§ **Requirement**
Starting with the first line of the listing, quote each line exactly until and including the one with "(0,0) rectangle (1568,916);", leaving pictures out.

§ **Data lines**
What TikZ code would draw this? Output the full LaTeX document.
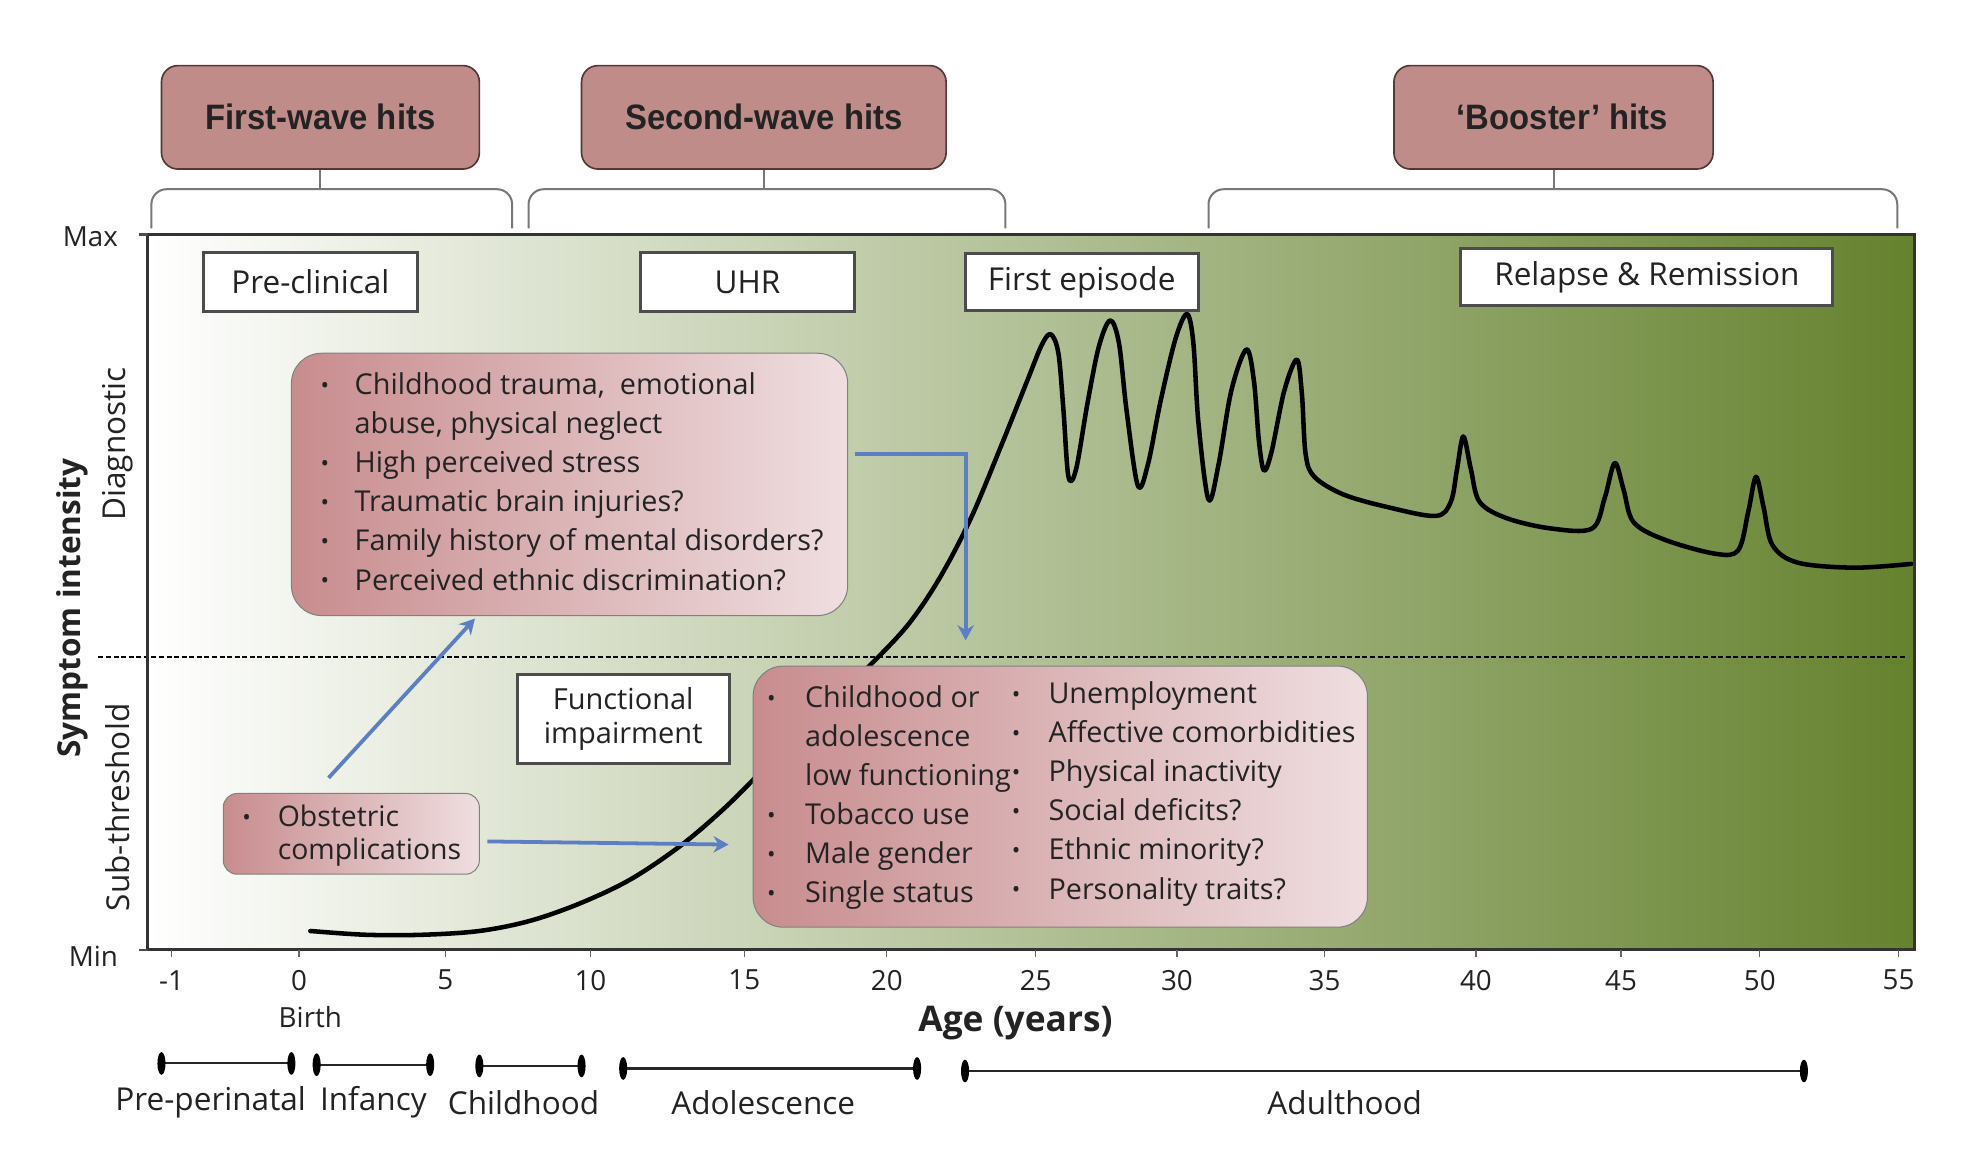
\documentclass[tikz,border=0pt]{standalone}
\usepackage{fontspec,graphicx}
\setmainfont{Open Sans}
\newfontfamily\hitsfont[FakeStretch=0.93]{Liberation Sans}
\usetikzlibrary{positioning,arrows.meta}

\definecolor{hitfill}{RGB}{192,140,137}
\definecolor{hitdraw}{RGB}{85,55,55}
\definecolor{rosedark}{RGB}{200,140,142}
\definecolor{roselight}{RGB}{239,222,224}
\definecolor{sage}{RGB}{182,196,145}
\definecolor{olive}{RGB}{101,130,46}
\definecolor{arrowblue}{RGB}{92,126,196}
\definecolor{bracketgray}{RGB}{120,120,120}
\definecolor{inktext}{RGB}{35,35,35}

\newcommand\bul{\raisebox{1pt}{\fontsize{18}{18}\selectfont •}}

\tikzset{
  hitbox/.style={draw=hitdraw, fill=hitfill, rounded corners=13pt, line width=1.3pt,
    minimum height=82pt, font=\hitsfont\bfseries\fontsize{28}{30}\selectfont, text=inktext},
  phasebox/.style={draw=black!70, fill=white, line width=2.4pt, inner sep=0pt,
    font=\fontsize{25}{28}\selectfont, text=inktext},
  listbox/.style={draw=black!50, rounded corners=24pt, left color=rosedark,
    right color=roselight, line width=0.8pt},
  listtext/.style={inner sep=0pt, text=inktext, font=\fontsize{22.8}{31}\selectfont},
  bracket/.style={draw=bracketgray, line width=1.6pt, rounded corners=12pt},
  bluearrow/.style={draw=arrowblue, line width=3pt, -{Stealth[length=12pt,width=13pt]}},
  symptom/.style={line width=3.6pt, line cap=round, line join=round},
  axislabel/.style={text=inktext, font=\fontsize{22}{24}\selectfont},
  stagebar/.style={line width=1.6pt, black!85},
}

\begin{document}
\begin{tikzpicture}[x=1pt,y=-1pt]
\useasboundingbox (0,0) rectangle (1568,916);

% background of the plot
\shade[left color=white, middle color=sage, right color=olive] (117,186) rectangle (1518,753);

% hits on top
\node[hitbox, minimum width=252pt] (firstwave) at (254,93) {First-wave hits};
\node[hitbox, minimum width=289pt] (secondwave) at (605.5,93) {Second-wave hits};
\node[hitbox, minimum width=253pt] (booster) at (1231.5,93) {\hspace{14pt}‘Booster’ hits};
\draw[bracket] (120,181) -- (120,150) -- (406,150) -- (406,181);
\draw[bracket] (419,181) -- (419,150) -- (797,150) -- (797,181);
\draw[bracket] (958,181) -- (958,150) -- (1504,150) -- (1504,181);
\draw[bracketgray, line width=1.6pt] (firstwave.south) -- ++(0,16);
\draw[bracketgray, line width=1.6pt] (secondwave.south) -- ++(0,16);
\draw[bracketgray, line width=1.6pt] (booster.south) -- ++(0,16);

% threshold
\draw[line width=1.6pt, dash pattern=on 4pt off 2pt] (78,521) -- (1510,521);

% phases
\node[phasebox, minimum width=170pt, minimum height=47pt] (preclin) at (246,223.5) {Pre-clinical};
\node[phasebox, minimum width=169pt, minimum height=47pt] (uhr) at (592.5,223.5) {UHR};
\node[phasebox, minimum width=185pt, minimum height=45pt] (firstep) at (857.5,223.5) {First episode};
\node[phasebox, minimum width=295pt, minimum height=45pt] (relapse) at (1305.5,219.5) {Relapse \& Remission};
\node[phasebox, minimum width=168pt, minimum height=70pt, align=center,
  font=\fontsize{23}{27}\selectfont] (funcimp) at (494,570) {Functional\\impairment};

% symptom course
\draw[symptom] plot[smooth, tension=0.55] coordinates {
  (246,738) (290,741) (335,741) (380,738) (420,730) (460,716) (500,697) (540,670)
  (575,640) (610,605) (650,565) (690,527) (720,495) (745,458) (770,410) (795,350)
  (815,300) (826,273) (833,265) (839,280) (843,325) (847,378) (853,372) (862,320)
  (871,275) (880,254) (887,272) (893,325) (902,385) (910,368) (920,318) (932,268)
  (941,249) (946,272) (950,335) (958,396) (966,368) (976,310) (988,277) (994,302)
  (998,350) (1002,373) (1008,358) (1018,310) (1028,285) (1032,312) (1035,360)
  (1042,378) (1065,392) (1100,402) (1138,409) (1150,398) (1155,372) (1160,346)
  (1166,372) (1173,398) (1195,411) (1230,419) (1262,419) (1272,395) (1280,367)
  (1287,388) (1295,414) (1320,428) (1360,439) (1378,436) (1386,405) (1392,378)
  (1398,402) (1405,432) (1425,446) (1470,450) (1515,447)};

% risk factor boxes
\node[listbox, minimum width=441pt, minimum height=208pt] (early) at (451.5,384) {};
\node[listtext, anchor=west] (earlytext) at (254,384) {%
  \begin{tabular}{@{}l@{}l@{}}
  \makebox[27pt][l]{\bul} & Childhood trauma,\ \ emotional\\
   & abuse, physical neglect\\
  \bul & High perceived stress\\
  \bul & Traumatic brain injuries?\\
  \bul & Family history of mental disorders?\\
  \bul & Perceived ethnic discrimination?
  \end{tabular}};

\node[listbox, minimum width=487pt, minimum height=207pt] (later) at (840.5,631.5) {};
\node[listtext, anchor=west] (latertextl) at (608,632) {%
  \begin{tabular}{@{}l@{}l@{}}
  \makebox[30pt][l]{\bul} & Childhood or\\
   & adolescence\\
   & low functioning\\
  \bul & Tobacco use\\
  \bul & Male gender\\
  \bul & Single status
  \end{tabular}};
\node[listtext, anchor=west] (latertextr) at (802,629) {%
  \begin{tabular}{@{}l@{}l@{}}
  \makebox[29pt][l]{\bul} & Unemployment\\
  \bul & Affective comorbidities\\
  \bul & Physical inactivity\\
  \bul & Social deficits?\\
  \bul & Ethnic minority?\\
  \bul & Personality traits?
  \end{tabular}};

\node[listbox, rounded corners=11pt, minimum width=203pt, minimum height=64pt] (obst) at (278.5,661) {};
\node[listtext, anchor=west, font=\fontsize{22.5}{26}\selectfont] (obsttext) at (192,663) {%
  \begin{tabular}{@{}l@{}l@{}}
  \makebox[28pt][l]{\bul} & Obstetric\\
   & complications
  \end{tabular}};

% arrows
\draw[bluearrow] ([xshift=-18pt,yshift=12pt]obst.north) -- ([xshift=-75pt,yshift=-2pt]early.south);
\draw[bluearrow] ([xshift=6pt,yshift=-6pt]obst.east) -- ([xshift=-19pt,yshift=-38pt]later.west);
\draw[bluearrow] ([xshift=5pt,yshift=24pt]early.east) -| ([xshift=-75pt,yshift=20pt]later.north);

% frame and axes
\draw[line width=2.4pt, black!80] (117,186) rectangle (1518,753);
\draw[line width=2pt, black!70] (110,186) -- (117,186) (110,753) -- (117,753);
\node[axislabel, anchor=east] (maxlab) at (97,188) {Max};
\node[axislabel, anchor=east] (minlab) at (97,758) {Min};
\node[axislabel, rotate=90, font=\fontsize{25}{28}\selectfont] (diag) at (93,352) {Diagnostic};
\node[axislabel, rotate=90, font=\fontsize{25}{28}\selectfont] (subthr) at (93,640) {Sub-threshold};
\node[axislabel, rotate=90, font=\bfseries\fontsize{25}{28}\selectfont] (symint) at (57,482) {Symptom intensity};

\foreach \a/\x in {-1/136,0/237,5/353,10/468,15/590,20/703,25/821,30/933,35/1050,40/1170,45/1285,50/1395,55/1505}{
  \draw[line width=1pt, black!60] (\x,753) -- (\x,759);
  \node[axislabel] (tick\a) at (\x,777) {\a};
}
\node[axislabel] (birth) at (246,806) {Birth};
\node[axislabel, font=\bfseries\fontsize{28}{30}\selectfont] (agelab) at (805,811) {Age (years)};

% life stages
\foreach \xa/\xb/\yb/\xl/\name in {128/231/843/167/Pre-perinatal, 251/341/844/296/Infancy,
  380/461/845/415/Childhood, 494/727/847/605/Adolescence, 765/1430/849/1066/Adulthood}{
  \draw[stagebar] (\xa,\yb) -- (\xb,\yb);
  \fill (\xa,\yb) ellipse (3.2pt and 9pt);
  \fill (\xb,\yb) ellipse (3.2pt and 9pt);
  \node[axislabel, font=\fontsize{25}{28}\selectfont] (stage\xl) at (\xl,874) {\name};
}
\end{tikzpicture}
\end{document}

§ **Worked solution**
What TikZ code would draw this? Output the full LaTeX document.
\documentclass[tikz,border=0pt]{standalone}
\usepackage{fontspec,graphicx}
\setmainfont{Open Sans}
\newfontfamily\hitsfont[FakeStretch=0.93]{Liberation Sans}
\usetikzlibrary{positioning,arrows.meta}

\definecolor{hitfill}{RGB}{192,140,137}
\definecolor{hitdraw}{RGB}{85,55,55}
\definecolor{rosedark}{RGB}{200,140,142}
\definecolor{roselight}{RGB}{239,222,224}
\definecolor{sage}{RGB}{182,196,145}
\definecolor{olive}{RGB}{101,130,46}
\definecolor{arrowblue}{RGB}{92,126,196}
\definecolor{bracketgray}{RGB}{120,120,120}
\definecolor{inktext}{RGB}{35,35,35}

\newcommand\bul{\raisebox{1pt}{\fontsize{18}{18}\selectfont •}}

\tikzset{
  hitbox/.style={draw=hitdraw, fill=hitfill, rounded corners=13pt, line width=1.3pt,
    minimum height=82pt, font=\hitsfont\bfseries\fontsize{28}{30}\selectfont, text=inktext},
  phasebox/.style={draw=black!70, fill=white, line width=2.4pt, inner sep=0pt,
    font=\fontsize{25}{28}\selectfont, text=inktext},
  listbox/.style={draw=black!50, rounded corners=24pt, left color=rosedark,
    right color=roselight, line width=0.8pt},
  listtext/.style={inner sep=0pt, text=inktext, font=\fontsize{22.8}{31}\selectfont},
  bracket/.style={draw=bracketgray, line width=1.6pt, rounded corners=12pt},
  bluearrow/.style={draw=arrowblue, line width=3pt, -{Stealth[length=12pt,width=13pt]}},
  symptom/.style={line width=3.6pt, line cap=round, line join=round},
  axislabel/.style={text=inktext, font=\fontsize{22}{24}\selectfont},
  stagebar/.style={line width=1.6pt, black!85},
}

\begin{document}
\begin{tikzpicture}[x=1pt,y=-1pt]
\useasboundingbox (0,0) rectangle (1568,916);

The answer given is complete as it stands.